Fortis Buys Payment Logistics to Expand Tech Offerings

Fortis, Visual Matrix, hotel operators, travel payments

Embedded payments company Fortis is expanding its technology offerings by purchasing California payment technology firm Payment Logistics.

“Founded in 2003 to provide reliable and secure payment technologies, Payment Logistics has a large breadth of partnerships that process a significant volume of transactions across thousands of businesses on an annual basis,” Fortis said in a Tuesday (Nov. 15) news release.

Under the terms of the deal, Payment Logistics founder Dustin Niglio will continue to lead his team under the Fortis umbrella.

“The teams will work quickly to unify the two platforms, expanding offerings for all clients and partners while continuing to deliver the high-quality segment-specific experiences that both organizations are known for,” the release stated.
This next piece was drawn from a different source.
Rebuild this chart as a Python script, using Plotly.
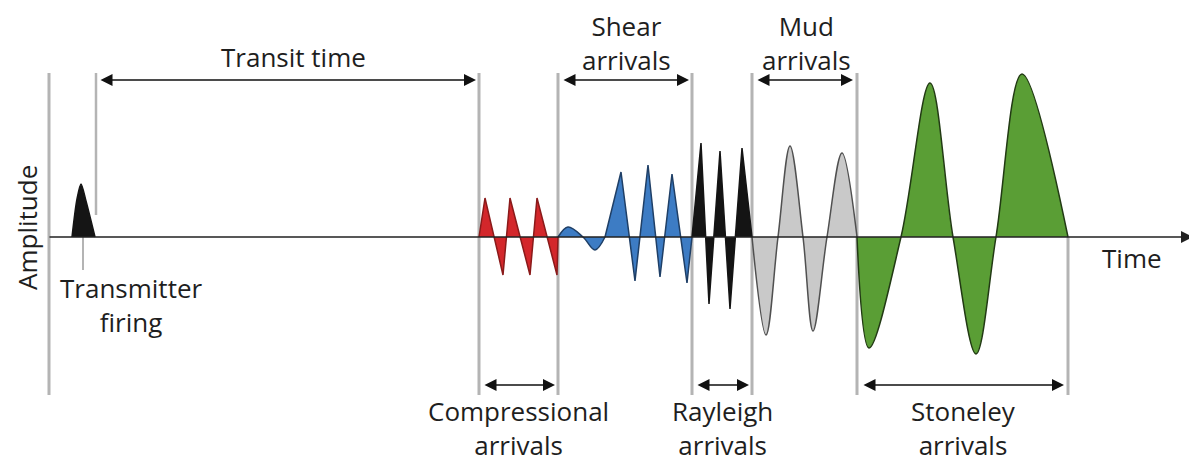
import plotly.graph_objects as go

# ---- data (time in px-like units, amplitude relative to baseline) ----
pulse_t = [72, 77, 81, 86, 95]
pulse_a = [0, 38, 53, 36, 0]

comp_t = [479, 485, 503, 510, 530, 537, 557, 558]
comp_a = [0, 39, -38, 39, -38, 39, -38, 0]

shear1_t = [558, 568, 583, 595, 605]
shear1_a = [0, 10, 0, -13, 0]
shear2_t = [605, 621, 635, 648, 660, 672, 687, 692]
shear2_a = [0, 65, -44, 72, -40, 63, -46, 0]

ray_t = [692, 701, 709, 720, 730, 742, 752]
ray_a = [0, 94, -67, 86, -72, 89, 0]

mud_t = [752, 766, 778, 790, 803, 813, 827, 842, 857]
mud_a = [0, -98, 0, 91, 0, -94, 0, 84, 0]

ston_t = [857, 869, 901, 930, 953, 976, 996, 1022, 1068]
ston_a = [0, -111, 0, 154, 0, -117, 0, 163, 0]

# boundaries of arrival windows
bounds_full = [49, 479, 558, 692, 752, 857]
transit_start = 96
fire_t = 83
stoneley_end = 1068

BASE = 237  # pixel row of the baseline (for layout placement)
def A(py):
    return BASE - py

PAGE_MARGIN = 8  # browser body margin around the figure

fig = go.Figure()

def wave(t, a, fill, line, shape="linear", smooth=1.0):
    fig.add_trace(go.Scatter(
        x=t, y=a, mode="lines", fill="tozeroy", fillcolor=fill,
        line=dict(color=line, width=1.5, shape=shape, smoothing=smooth),
        hoverinfo="skip", showlegend=False))

wave(pulse_t, pulse_a, "#151515", "#151515", "spline", 0.8)
wave(comp_t, comp_a, "#d3272b", "#8a1a1a")
wave(shear1_t, shear1_a, "#3d7cc4", "#1f3f66", "spline", 1.0)
wave(shear2_t, shear2_a, "#3d7cc4", "#1f3f66")
wave(ray_t, ray_a, "#141414", "#141414")
wave(mud_t, mud_a, "#c9c9c9", "#505050", "spline", 1.0)
wave(ston_t, ston_a, "#5a9e35", "#223a14", "spline", 1.0)

shapes = []
gray = "#b4b4b4"
for bx in bounds_full:
    shapes.append(dict(type="line", x0=bx, x1=bx, y0=A(73), y1=A(395),
                       line=dict(color=gray, width=3), layer="below"))
shapes.append(dict(type="line", x0=transit_start, x1=transit_start, y0=A(73), y1=A(215),
                   line=dict(color=gray, width=2.5), layer="below"))
shapes.append(dict(type="line", x0=fire_t, x1=fire_t, y0=A(237), y1=A(270),
                   line=dict(color=gray, width=2), layer="below"))
shapes.append(dict(type="line", x0=stoneley_end, x1=stoneley_end, y0=A(237), y1=A(395),
                   line=dict(color=gray, width=3), layer="below"))

ann = []
def darrow(x0, x1, py):
    ann.append(dict(x=x1, y=A(py), ax=x0, ay=A(py), xref="x", yref="y",
                    axref="x", ayref="y", text="", showarrow=True,
                    arrowhead=2, arrowside="end+start", arrowsize=1.5,
                    arrowwidth=1.6, arrowcolor="#111", standoff=0, startstandoff=0))

darrow(99, 476, 80)
darrow(562, 689, 80)
darrow(756, 853, 80)
darrow(483, 555, 385)
darrow(696, 749, 385)
darrow(862, 1064, 385)

# time axis
ann.append(dict(x=1193, y=0, ax=48, ay=0, xref="x", yref="y", axref="x", ayref="y",
                text="", showarrow=True, arrowhead=2, arrowsize=1.5, arrowwidth=1.6,
                arrowcolor="#222", standoff=0))

F = dict(family="Open Sans", size=26, color="#1e1e1e")
def label(txt, x, py, angle=0):
    ann.append(dict(x=x, y=A(py), xref="x", yref="y", text=txt, showarrow=False,
                    font=F, xanchor="center", yanchor="middle", textangle=angle,
                    align="center"))

label("Transit time", 293, 57)
label("Shear<br>arrivals", 626, 43)
label("Mud<br>arrivals", 806, 43)
label("Transmitter<br>firing", 131, 305)
label("Compressional<br>arrivals", 518, 428)
label("Rayleigh<br>arrivals", 722, 428)
label("Stoneley<br>arrivals", 963, 428)
label("Time", 1132, 258)
label("Amplitude", 27, 228, -90)

W, H = 1197, 462
fig.update_layout(
    width=W - PAGE_MARGIN, height=H - PAGE_MARGIN,
    margin=dict(l=0, r=0, t=0, b=0),
    paper_bgcolor="white", plot_bgcolor="white",
    xaxis=dict(range=[PAGE_MARGIN, W], visible=False, fixedrange=True),
    yaxis=dict(range=[A(H), A(PAGE_MARGIN)], visible=False, fixedrange=True),
    shapes=shapes, annotations=ann, showlegend=False)

fig.write_html("out.html")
Fortis CEO Greg Cohen said in the release that the acquisition strengthens his company’s tools and infrastructure while improving its “ability to enhance the merchant and customer experience with embedded payments.”

As part of Fortis, the La Jolla, California-based Payment Logistics team will continue to innovate and offer payment solutions designed for the specialty retail and hospitality markets, powered by Fortis’ enablement, payment facilitation and engagement engine, according to the release.

The acquisition follows Fortis’ partnership in September with hotel tech provider Visual Matrix, to allow hotel operators to provide their guests with more payment choices.

Fortis said at the time that its payment solutions for the lodging industry offer hotels enhanced security, chargeback management and transparent pricing.

As with companies in other industries, hotels have sped up their innovations in products, automation and payments, Fortis Chief Operating Officer Ashley Usher wrote in a PYMNTS eBook earlier this year.

“From hotels to doctors’ offices, contactless payments through online and mobile orders enabled customers to check out safely and allowed business owners to see revenue and the activities of their day in a format of their choosing while easing the burden of this transition — brought on by market acceleration and product innovation — on partners and merchants,” she said.